Take a look back to the 1830's when New Ross had a population of over 6000 and yet only 130 were eligible to vote.
"New Ross was one of ten Irish boroughs with under 300 electors which Dominick Browne unsuccessfully proposed for disfranchisement, 9 July 1832.
The boundary commissioners felt ‘obliged to include’ the northern suburb of Irish Town with the borough, but were unable to ‘go beyond the burial ground, because the houses there cease to be contiguous’, while Modellin beyond it was ‘a separate village’.
Instead they recommended adding Rossbercon on the opposite side of the Barrow in county Kilkenny, which was ‘connected with New Ross by means of a wooden bridge’, explaining that although it would ‘not add above 10 or 12’ voters, ‘being on the bank of the river it may very possibly increase’.

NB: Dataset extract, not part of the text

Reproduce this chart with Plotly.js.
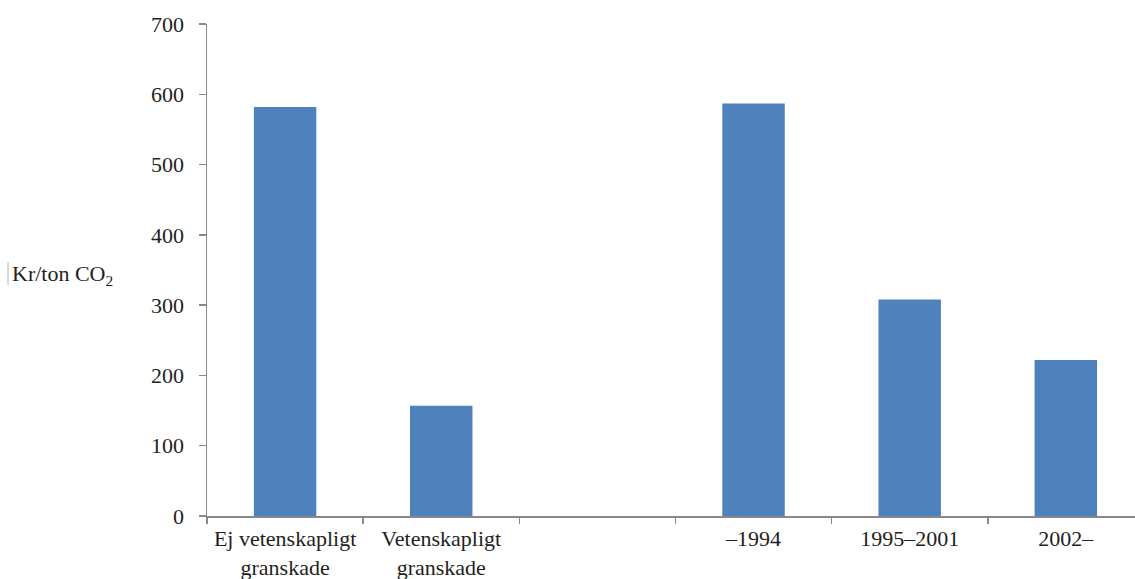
<!DOCTYPE html>
<html>
<head>
<meta charset="utf-8">
<script src="https://cdn.plot.ly/plotly-3.0.1.min.js"></script>
<style>
  html, body { margin: 0; padding: 0; background: #fff; }
  #chart { width: 1135px; height: 579px; }
</style>
</head>
<body>
<div id="chart"></div>
<script>
// Cost per ton of CO2 by study type and by period
const categories = [
  "Ej vetenskapligt<br>granskade",
  "Vetenskapligt<br>granskade",
  " ",
  "–1994",
  "1995–2001",
  "2002–"
];
const values = [582, 157, null, 587, 308, 222];
const yTicks = [0, 100, 200, 300, 400, 500, 600, 700];

const textFont = { family: "Liberation Serif, DejaVu Serif, serif", size: 22, color: "#231f20" };
const axisGrey = "#898989";

const trace = {
  type: "bar",
  x: categories,
  y: values,
  marker: { color: "#4f81bd", line: { width: 0 } },
  hoverinfo: "x+y"
};

const layout = {
  width: 1135,
  height: 579,
  margin: { l: 207, r: 0, t: 24, b: 63 },
  paper_bgcolor: "#ffffff",
  plot_bgcolor: "#ffffff",
  bargap: 0.6,
  showlegend: false,
  font: textFont,
  xaxis: {
    type: "category",
    categoryorder: "array",
    categoryarray: categories,
    range: [-0.5, 5.443],
    showgrid: false,
    zeroline: false,
    showline: true,
    linecolor: axisGrey,
    linewidth: 1.5,
    ticks: "outside",
    tickson: "boundaries",
    ticklen: 6,
    tickwidth: 1.5,
    tickcolor: axisGrey,
    ticklabelstandoff: 2,
    tickfont: textFont
  },
  yaxis: {
    range: [0, 700],
    tickvals: yTicks,
    ticktext: yTicks.map(String),
    showgrid: false,
    zeroline: false,
    showline: true,
    linecolor: axisGrey,
    linewidth: 1.5,
    ticks: "outside",
    ticklen: 7,
    tickwidth: 1.5,
    tickcolor: axisGrey,
    ticklabelstandoff: 10,
    tickfont: textFont
  },
  annotations: [
    {
      xref: "paper", yref: "paper",
      x: -0.2123, y: 0.49,
      xanchor: "left", yanchor: "middle",
      text: "Kr/ton CO<sub>2</sub>",
      showarrow: false,
      font: { family: textFont.family, size: 22, color: "#231f20" }
    }
  ],
  shapes: [
    {
      type: "line", xref: "paper", yref: "paper",
      x0: -0.2144, x1: -0.2144, y0: 0.516, y1: 0.47,
      line: { color: "#b0b0b0", width: 1 }
    }
  ]
};

Plotly.newPlot("chart", [trace], layout, { displayModeBar: false, staticPlot: true });
</script>
</body>
</html>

They estimated that the reformed constituency would have 246 £10 householders (exclusive of Rossbercon) and eight resident burgesses who were not also qualified as householders, but in the event the 1832 registered electorate numbered only 130. There was no contest at that year’s general election, when John Hyacinth Talbot of Castle Talbot, county Wexford, in whose family the influence was now ‘chiefly vested’, was returned as a Liberal; but in 1835 Tottenham’s son mounted an unsuccessful challenge as a Conservative. He regained the seat in 1856 and retired in favour of his son Charles George Tottenham, also a Conservative, in 1863.